Navy vet turned writer/director David Ayer has been flying steadily under the radar for awhile now as a go-to guy for rough-edged L.A.-set crime thrillers, doing screenplay duties for "Training Day," "The Fast & The Furious," "SWAT," "Dark Blue" and his directorial debut "Harsh Times." That last film showed a keen eye for the sun-bleached haze of the urban West Coast, and the others have displayed a great ear for the sharp, violent language of the same - both serve him well (though he's now working from a script by James Ellroy and Kurt Wimmer from Ellroy's novel) in "Street Kings," a pitch-black police thriller that ranks as one of the most solid offerings in the genre since "Narc."
It should be said early that, while he gamely trudges onto screen looking impressively disshevled and doesn't pull out any of his familiar tics or signature inflections, Keanu Reeves still looks and sounds a bit too much like Keanu Reeves to seem immediately plausible as Detective Tom Ludlow - an amoral, rule-breaking, damn-near-sociopathic L.A. uber-cop - but after awhile it stops mattering.
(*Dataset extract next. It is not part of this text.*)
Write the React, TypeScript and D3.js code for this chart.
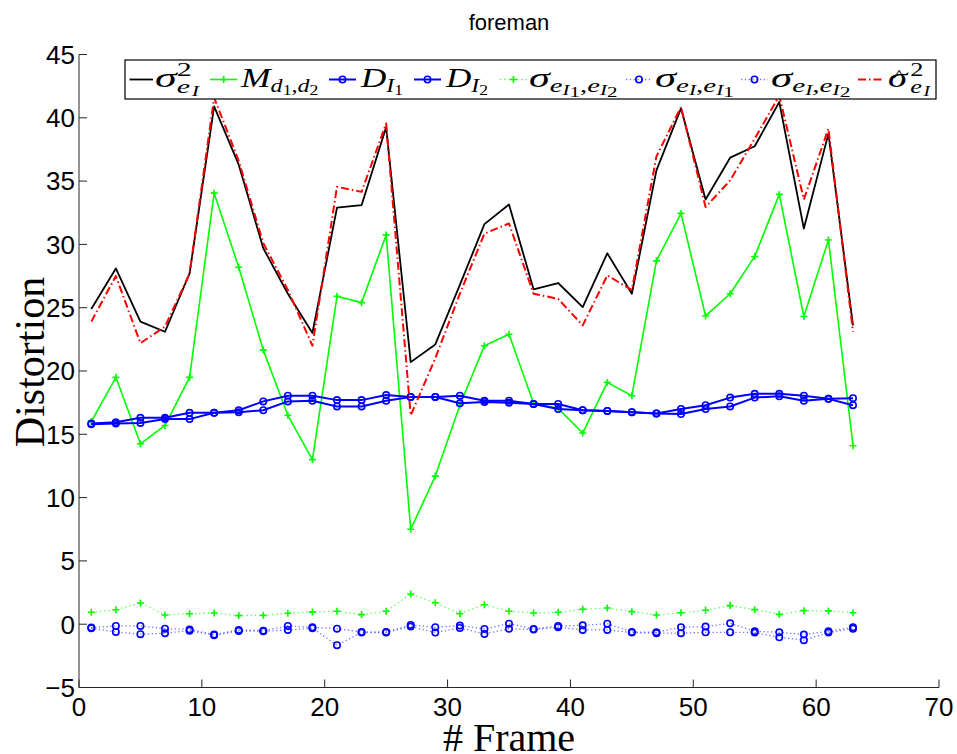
import React from 'react';
import * as d3 from 'd3';

// ---------- data ----------
const frames = [1, 3, 5, 7, 9, 11, 13, 15, 17, 19, 21, 23, 25, 27, 29, 31, 33, 35, 37, 39, 41, 43, 45, 47, 49, 51, 53, 55, 57, 59, 61, 63];

const sigmaE = [24.9, 28.1, 23.9, 23.1, 27.7, 40.9, 36.3, 29.7, 26.1, 23.0, 32.9, 33.1, 39.25, 20.7, 22.1, 26.8, 31.6, 33.15, 26.45, 26.95, 25.05, 29.3, 26.1, 35.85, 40.75, 33.55, 36.85, 37.75, 41.25, 31.25, 38.75, 23.6];
const mD = [16.0, 19.5, 14.25, 15.7, 19.5, 34.05, 28.2, 21.65, 16.5, 13.0, 25.9, 25.4, 30.75, 7.5, 11.7, 17.3, 22.0, 22.9, 17.45, 17.05, 15.1, 19.1, 18.05, 28.7, 32.45, 24.35, 26.1, 29.05, 33.95, 24.3, 30.35, 14.1];
const dI1 = [15.85, 15.95, 16.3, 16.3, 16.7, 16.7, 16.9, 17.6, 18.05, 18.05, 17.7, 17.7, 18.1, 17.95, 17.95, 18.05, 17.65, 17.65, 17.4, 17.4, 16.9, 16.85, 16.75, 16.65, 17.0, 17.3, 17.9, 18.2, 18.2, 18.05, 17.8, 17.85];
const dI2 = [15.8, 15.85, 15.9, 16.2, 16.2, 16.7, 16.75, 16.9, 17.6, 17.65, 17.2, 17.2, 17.65, 17.95, 17.95, 17.45, 17.55, 17.5, 17.4, 17.0, 16.9, 16.85, 16.75, 16.65, 16.6, 17.0, 17.2, 17.9, 18.0, 17.65, 17.8, 17.3];
const covI1I2 = [0.94, 1.14, 1.68, 0.73, 0.83, 0.89, 0.68, 0.70, 0.86, 0.97, 1.02, 0.76, 1.02, 2.38, 1.70, 0.83, 1.54, 1.02, 0.89, 0.94, 1.18, 1.28, 0.99, 0.73, 0.91, 1.10, 1.47, 1.15, 0.78, 1.07, 1.05, 0.91];
const covII1 = [-0.27, -0.14, -0.14, -0.35, -0.41, -0.82, -0.45, -0.51, -0.14, -0.24, -0.35, -0.61, -0.61, -0.06, -0.24, -0.11, -0.37, 0.04, -0.38, -0.14, -0.09, 0.04, -0.61, -0.64, -0.24, -0.19, 0.07, -0.56, -0.64, -0.82, -0.56, -0.24];
const covII2 = [-0.32, -0.61, -0.79, -0.71, -0.51, -0.87, -0.53, -0.56, -0.45, -0.32, -1.66, -0.66, -0.66, -0.19, -0.66, -0.30, -0.77, -0.36, -0.42, -0.24, -0.45, -0.45, -0.66, -0.71, -0.71, -0.64, -0.64, -0.66, -1.03, -1.26, -0.66, -0.35];
const sigmaHat = [23.9, 27.5, 22.2, 23.5, 27.7, 41.6, 36.6, 30.1, 26.4, 22.0, 34.55, 34.15, 39.55, 16.5, 21.0, 26.1, 30.85, 31.65, 26.1, 25.7, 23.6, 27.55, 26.4, 36.95, 40.85, 32.95, 35.05, 38.35, 41.75, 33.55, 39.15, 23.1];

const xTicks = [0, 10, 20, 30, 40, 50, 60, 70];
const yTicks = [-5, 0, 5, 10, 15, 20, 25, 30, 35, 40, 45];

const titleText = 'foreman';
const xLabel = '# Frame';
const yLabel = 'Distortion';

// ---------- layout ----------
const W = 957;
const H = 754;
const x = d3.scaleLinear().domain([0, 70]).range([79, 939]);
const y = d3.scaleLinear().domain([-5, 45]).range([687.5, 54.5]);

type Marker = 'none' | 'plus' | 'circle';
interface Series {
  values: number[];
  color: string;
  width: number;
  dash?: string;
  lineOpacity?: number;
  marker: Marker;
}

const series: Series[] = [
  { values: sigmaE, color: '#000000', width: 1.8, marker: 'none' },
  { values: mD, color: '#00ff00', width: 1.6, marker: 'plus' },
  { values: dI1, color: '#0000ff', width: 2, marker: 'circle' },
  { values: dI2, color: '#0000ff', width: 2, marker: 'circle' },
  { values: covI1I2, color: '#00ff00', width: 1.3, dash: '1.3,3', lineOpacity: 0.7, marker: 'plus' },
  { values: covII1, color: '#0000ff', width: 1.3, dash: '1.3,2.5', lineOpacity: 0.55, marker: 'circle' },
  { values: covII2, color: '#0000ff', width: 1.3, dash: '1.3,2.5', lineOpacity: 0.55, marker: 'circle' },
  { values: sigmaHat, color: '#ff0000', width: 2, dash: '8,3,1.5,3', marker: 'none' },
];

function plusPath(cx: number, cy: number, r = 3.5) {
  return `M${cx - r},${cy}H${cx + r}M${cx},${cy - r}V${cy + r}`;
}

function MarkerShape({ kind, cx, cy, color }: { kind: Marker; cx: number; cy: number; color: string }) {
  if (kind === 'plus') return <path d={plusPath(cx, cy)} stroke={color} strokeWidth={1.6} fill="none" />;
  if (kind === 'circle') return <circle cx={cx} cy={cy} r={3.2} stroke={color} strokeWidth={1.6} fill="none" />;
  return null;
}

// ---------- math labels ----------
const MATH_FONT = '"Liberation Serif"';
interface Piece { t: string; s: number; b: number; it?: boolean; from?: number; dx?: number; noAdvance?: boolean }
let ctxCache: CanvasRenderingContext2D | null = null;
function measure(t: string, s: number, it?: boolean) {
  if (!ctxCache) ctxCache = document.createElement('canvas').getContext('2d');
  if (!ctxCache) return t.length * s * 0.5;
  ctxCache.font = `${it ? 'italic ' : ''}${s}px ${MATH_FONT}`;
  return ctxCache.measureText(t).width;
}

function MathLabel({ x0, y0, pieces, width }: { x0: number; y0: number; pieces: Piece[]; width: number }) {
  let cur = 0;
  const starts: number[] = [];
  const placed = pieces.map((p, i) => {
    const w = measure(p.t, p.s, p.it);
    const px = (p.from !== undefined ? starts[p.from] : cur) + (p.dx || 0);
    starts[i] = px;
    if (!p.noAdvance) cur = Math.max(cur, px + w);
    return { ...p, px };
  });
  const sx = width / cur;
  return (
    <g transform={`translate(${x0},${y0}) scale(${sx},1)`}>
      {placed.map((p, i) => (
        <text key={i} x={p.px} y={p.b} fontSize={p.s} fontStyle={p.it ? 'italic' : 'normal'} fontFamily={`${MATH_FONT}, serif`} fill="#000">
          {p.t}
        </text>
      ))}
    </g>
  );
}

const M = 28, S = 19, SS = 14;
const sub = (t: string, it = true): Piece => ({ t, s: S, b: 5, it });
const ssub = (t: string, it = true): Piece => ({ t, s: SS, b: 8, it });

const legendItems: { color: string; width: number; dash?: string; lineOpacity?: number; marker: Marker; pieces: Piece[] }[] = [
  { color: '#000', width: 1.8, marker: 'none', pieces: [{ t: 'σ', s: M, b: 0, it: true }, { t: '2', s: S, b: -11 }, { t: 'e', s: S, b: 6, it: true, from: 1 }, { t: 'I', s: SS, b: 9, it: true }] },
  { color: '#00ff00', width: 1.6, marker: 'plus', pieces: [{ t: 'M', s: M, b: 0, it: true }, sub('d'), ssub('1', false), sub(',', false), sub('d'), ssub('2', false)] },
  { color: '#0000ff', width: 2, marker: 'circle', pieces: [{ t: 'D', s: M, b: 0, it: true }, sub('I'), ssub('1', false)] },
  { color: '#0000ff', width: 2, marker: 'circle', pieces: [{ t: 'D', s: M, b: 0, it: true }, sub('I'), ssub('2', false)] },
  { color: '#00ff00', width: 1.3, dash: '1.3,3', lineOpacity: 0.7, marker: 'plus', pieces: [{ t: 'σ', s: M, b: 0, it: true }, sub('e'), ssub('I'), { t: '1', s: SS, b: 10 }, sub(',', false), sub('e'), ssub('I'), { t: '2', s: SS, b: 10 }] },
  { color: '#0000ff', width: 1.3, dash: '1.3,2.5', lineOpacity: 0.55, marker: 'circle', pieces: [{ t: 'σ', s: M, b: 0, it: true }, sub('e'), ssub('I'), sub(',', false), sub('e'), ssub('I'), { t: '1', s: SS, b: 10 }] },
  { color: '#0000ff', width: 1.3, dash: '1.3,2.5', lineOpacity: 0.55, marker: 'circle', pieces: [{ t: 'σ', s: M, b: 0, it: true }, sub('e'), ssub('I'), sub(',', false), sub('e'), ssub('I'), { t: '2', s: SS, b: 10 }] },
  { color: '#ff0000', width: 2, dash: '8,3,1.5,3', marker: 'none', pieces: [{ t: 'σ', s: M, b: 0, it: true }, { t: '^', s: 17, b: -6, from: 0, dx: 4, noAdvance: true }, { t: '2', s: S, b: -11, from: 0, dx: 16 }, { t: 'e', s: S, b: 6, it: true, from: 2 }, { t: 'I', s: SS, b: 9, it: true }] },
];

// sample start, sample end, text start, text end
const legendSlots = [
  [129.5, 153, 155, 199],
  [210, 237.5, 241, 318.5],
  [329, 356, 361, 403],
  [414, 441, 446, 488],
  [500, 527, 529, 617.5],
  [626, 652, 655, 734],
  [741, 768, 771, 850.5],
  [858, 884, 888, 930],
];

export default function App() {
  const line = d3
    .line<number>()
    .x((_, i) => x(frames[i]))
    .y((d) => y(d));

  const axisColor = '#262626';
  const legendY = 79.5;

  return (
    <svg width={W} height={H} style={{ position: 'absolute', left: 0, top: 0, background: '#fff' }}>
      <rect x={0} y={0} width={W} height={H} fill="#fff" />

      {/* title */}
      <text x={509} y={30} textAnchor="middle" fontFamily='"Liberation Sans", Arial, sans-serif' fontSize={22} fill="#000">
        {titleText}
      </text>

      {/* data */}
      {series.map((s, si) => (
        <g key={si}>
          <path
            d={line(s.values) || ''}
            fill="none"
            stroke={s.color}
            strokeWidth={s.width}
            strokeDasharray={s.dash}
            strokeOpacity={s.lineOpacity ?? 1}
            strokeLinejoin="round"
          />
          {s.marker !== 'none' &&
            s.values.map((v, i) => <MarkerShape key={i} kind={s.marker} cx={x(frames[i])} cy={y(v)} color={s.color} />)}
        </g>
      ))}

      {/* axes */}
      <line x1={x(0)} x2={x(0)} y1={y(-5)} y2={y(45)} stroke={axisColor} strokeWidth={1} />
      <line x1={x(0)} x2={x(70)} y1={y(-5)} y2={y(-5)} stroke={axisColor} strokeWidth={1} />
      {yTicks.map((t) => (
        <g key={'y' + t}>
          <line x1={x(0)} x2={x(0) + 8} y1={y(t)} y2={y(t)} stroke={axisColor} strokeWidth={1} />
          <text x={x(0) - 4} y={y(t) + 9.3} textAnchor="end" fontFamily='"Liberation Sans", Arial, sans-serif' fontSize={26} fill="#000">
            {t < 0 ? '\u2212' + Math.abs(t) : t}
          </text>
        </g>
      ))}
      {xTicks.map((t) => (
        <g key={'x' + t}>
          <line x1={x(t)} x2={x(t)} y1={y(-5)} y2={y(-5) - 8} stroke={axisColor} strokeWidth={1} />
          <text x={x(t)} y={716} textAnchor="middle" fontFamily='"Liberation Sans", Arial, sans-serif' fontSize={26} fill="#000">
            {t}
          </text>
        </g>
      ))}

      {/* axis labels */}
      <text x={509} y={751} textAnchor="middle" fontFamily='"Liberation Serif", serif' fontSize={40} fill="#000">
        {xLabel}
      </text>
      <text transform="translate(44,362) rotate(-90)" textAnchor="middle" fontFamily='"Liberation Serif", serif' fontSize={42} fill="#000">
        {yLabel}
      </text>

      {/* legend */}
      <rect x={125} y={60} width={811} height={39} fill="#fff" stroke="#000" strokeWidth={1.2} />
      {legendItems.map((it, i) => {
        const [a, b, tx, te] = legendSlots[i];
        const mid = (a + b) / 2;
        return (
          <g key={'lg' + i}>
            <line x1={a} x2={b} y1={legendY} y2={legendY} stroke={it.color} strokeWidth={it.width} strokeDasharray={it.dash} strokeOpacity={it.lineOpacity ?? 1} />
            <MarkerShape kind={it.marker} cx={mid} cy={legendY} color={it.color} />
            <MathLabel x0={tx} y0={87} pieces={it.pieces} width={te - tx} />
          </g>
        );
      })}
    </svg>
  );
}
He wouldn't be anyone's first choice to play what amounts to "Dirty Harry with an innebriated moral-compass," but he ultimately makes it work.
Ludlow is the risk-taking pointman for an elite LAPD Vice unit tasked by Captain Wander (Forrest Whitaker) to use any means necessary to wipe out the city's most violent offenders. The unit employs Ludlow, notorious as "the last of the Ghetto Gunfighters," as a kind of one-man SEAL team: Able to shoot it out with entire housefuls of gangsters, plant evidence, arrange bodies and liberate hostages before anyone else - especially the dogged Internal Affairs chief (Hugh Laurie) - even gets there.
Things turn ugly(er) when IA and some of the city's less morally-flexible officers start making things difficult for Wander's rights-violating crew. When one "trouble making" cop is cut down in a suspicious gangland hit and Ludlow happens to be on the scene, favors get called-in to avoid the appearance of shady-doings by all and wagons get circled. All save for Ludlow himself, who may finally be snapping under the weight of his own guilt and sets out to solve the murder himself... putting him in deep with the city's deadliest criminals and potentially on the wrong-side of the corrupt, violent squad he helped create.
So, it's "Training Day" meets "L.A. Confidential," yeah. But I can think of WORSE movies to combine. You don't finally get a modern classic, but it's entertaining as all hell and packed with good actors cutting loose on frequently over-the-top roles - Whittaker, in particular, seems to be about to turn back into Idi Amin at any moment. Couple this with a twisty plot and visceral action, and I'm calling this one a reccomendation.